Chico, que siente predilección por este tipo de personajes cuya vida y obra posee ese embrujo de intriga y enigma, encontró en este anuncio de Acosta el suficiente pálpito y señuelo para emprender la aventura de buscar más indicios sobre lo que sería su nuevo proyecto narrativo dirigido a descubrir la identidad de Damián o Darío, hasta dilucidar lo indecible de los dos, establecer puentes y clarificar la verdadera personalidad de ambos nombres. Todo el andamiaje de la novela se irá montando con avances y retrocesos, con señales e indicios que van tirando de la narración hacia adelante.

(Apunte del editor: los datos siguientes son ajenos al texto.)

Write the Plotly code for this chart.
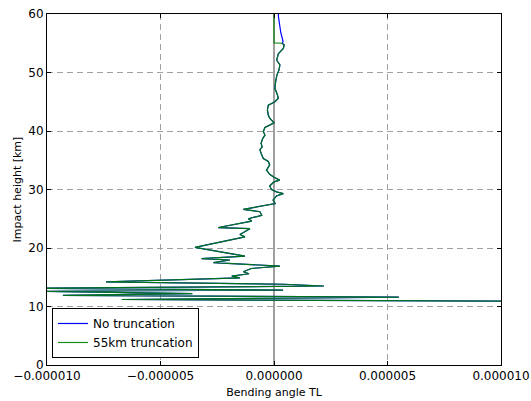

El propio impulsor de la historia habla consigo mismo, sopesando el sentido que quiere imprimir al texto incipiente que lleva en marcha: “Hablas de Damián, pero no te diriges a él, sino al reflejo que proyectas cuando la pantalla del ordenador vuelve a quedarse a oscuras, antes de que te encuentres, por enésima vez, sin nada entre las manos”.
Poco a poco el lector, acompasando el interés indagatorio del narrador, será testigo de tres revelaciones fundamentales, tres hechos que se convertirían en determinantes en el devenir de la vida de Darío Galicia: su condición de homosexual, la temprana operación de aneurisma cerebral a que fue sometido a instancias de su padre y su vocación literaria. Por estos tres ángulos irá pasando constantemente el relato. Hay, además, una interconexión nada caprichosa que conforma todo el desarrollo del libro, que matiza el devenir de la vida de Damián: la escritura, como necesidad, como remedio para seguir vivo, como forma de reivindicarse y protegerse de lo que la familia le amputó y la sociedad le negó: su identidad irrenunciable.
Nada escapa al interés de Chico por mantenernos en vilo gracias a la eficacia narrativa del texto que nos embauca hacia un fascinante periplo por la memoria de un poeta que prefirió rebelarse ante el desamparo de vivir una vida truncada por ser distinto al resto. Los nombres impares es un título que da que pensar y que la propia novela desvela al final que forma parte del discurso, un libro de enorme pericia organizativa, que articula dos perspectivas complementarias e imprescindibles: por un lado, la ensayística, al paso de una indagación creciente del personaje; por otro, la narrativa, el hilo de la trama bien trazada, gracias a su capacidad de provocarnos una intriga creciente acerca del personaje, con dos nombres de una misma existencia que, a veces, aparecen entrelazados, contrarios a la falsedad y, otras, como supervivientes anónimos de una vida infame.
Diría que después de cerrar el libro, me quedo con el regusto de haber participado en la experiencia emocionante y conmovedora de una lectura en la que el narrador y el personaje ocupan el mismo espacio del relato. Podría decir también que he presenciado un documental que traspasa el límite de la propia liturgia literaria que lo sostiene, esa que acude a la memoria y al lenguaje para acercarme a descubrir y palpar la piel de un escritor nómada y sufrido llamado Rubén Darío Galicia Piñón, un poeta que buscó algo parecido a Gil de Biedma: no escribir poemas, sino ser el poema. Diría, para terminar, que he leído un libro hermoso y literario, tal vez, el mejor libro de Álex Chico.